2) From the previous point one might assume that removing the extra length not in the water might be logical... Not so... Because as soon as one starts down-wave in following seas the extra bow length comes into effect. Logically, the most obvious benefit would at first seem to be the sudden increase in waterline as the boat picks up speed and dips down into the trough, thus theoretically increasing the boat's hull speed, and I am sure this probably has some minor advantage in staying with the wave... But the really noticeable advantage to that extra length of bow dipping into the water is that one's relative seating location effectively moves substantially rearward, and while this does not actually lea-cock the boat, it certainly seems to reduce the tendency to weather-cock and broach out... So while other paddlers are using turning braces to stay on track, and slowing themselves down, the NS just runs straight and free a little longer.

Of course this is all subjective impression, because I am obviously not hanging over the side and eyeballing this in action, but is certainly feels like this is what is happening, and may go some way to explaining why the boat feels so different downwind to every other boat I have used.

Having said that, a couple of years ago, after the raving of a friend with a skegged North Star, I retrofitted a foiled skeg to my North Star. Instead of being bloody nice off-wind, it is now bloody awesome."

Nick, you and I were white water paddling about the same time. I don't know what boats you were paddling but we had variety of boats to choose from in our local Appalachian Mountain Club so over the years from the early eights to the nineties boats changed from pointed low volume stems to bulbous high volume stems.
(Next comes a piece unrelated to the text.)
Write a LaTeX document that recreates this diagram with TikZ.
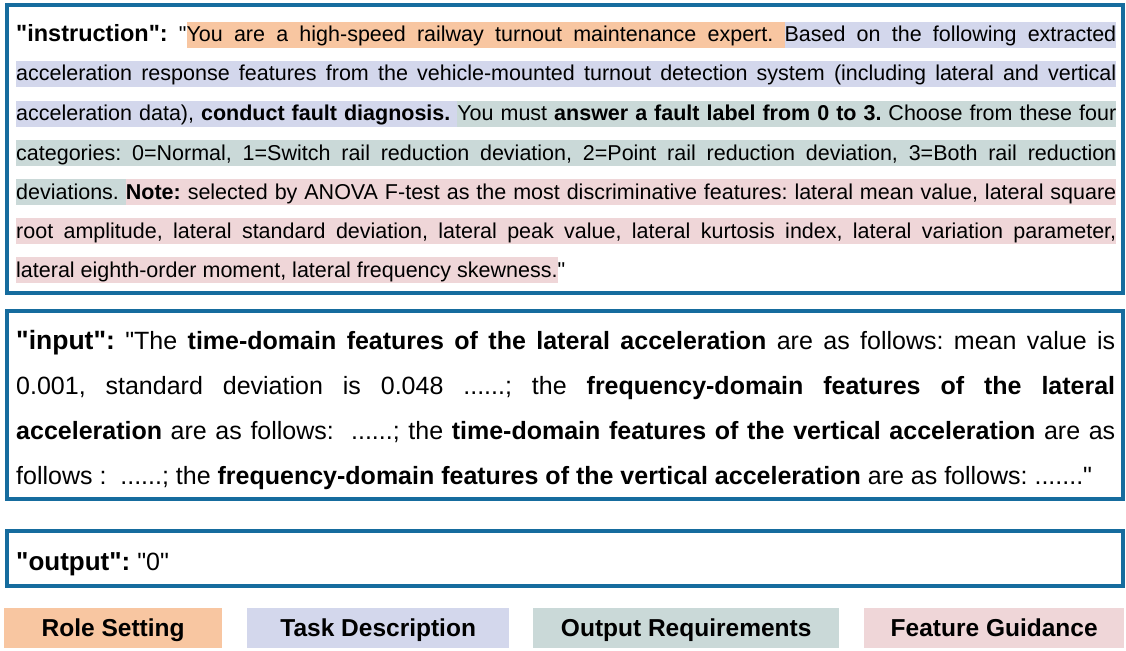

The results were dramatic. You were no longer stopped by waves and holes but rode over them and played in them at will not by accident.

It is this experience which first drew me to pay attention to the Aleut baidarka and it's obvious similarity.

Is it arrogance to compare our skills learned over a few generations to the Aleut's single minded skills honed over millenniums?

In the years I white water paddled I watched the children of my paddling friends go from tearful children quivering in eddies, to hole hogs, showing off and showing up all of us. The fact that we could learn to play in dangerous waters in a few years and our children could leap frog over our skills makes me believe we have no yard stick to measure the Aleut's skills.

Should the Aleuts be honored that we compare our best modern race boats to their uncommon work boat?

I have paddled Greenland based designs and Aleut designs. I don't race, I've never been interested in racing. In any case, I find my baidarka handles small waves and wind conditions better than most Greenland based kayaks, and surfs on a dime. Greenland designs are fun too, just not so much in strong winds, and following seas without a skeg or rudder.

I would love to inspire a surf ski racer to test a Aleut iqyax baidarka. Harvey Schwartz, the owner of my first baidarka told me he passed surf skis on the down wind leg of the Essex River race during a gale. I believe the Aleuts were surfing most of the time and that a surf ski racer could do some things with a baidarka that haven't been seen in a long time.

I don't expect to change any closed minds, here's hoping there are a few open ones out there!

All the best,

I'm glad you are happy with your designs and I'm happy with mine.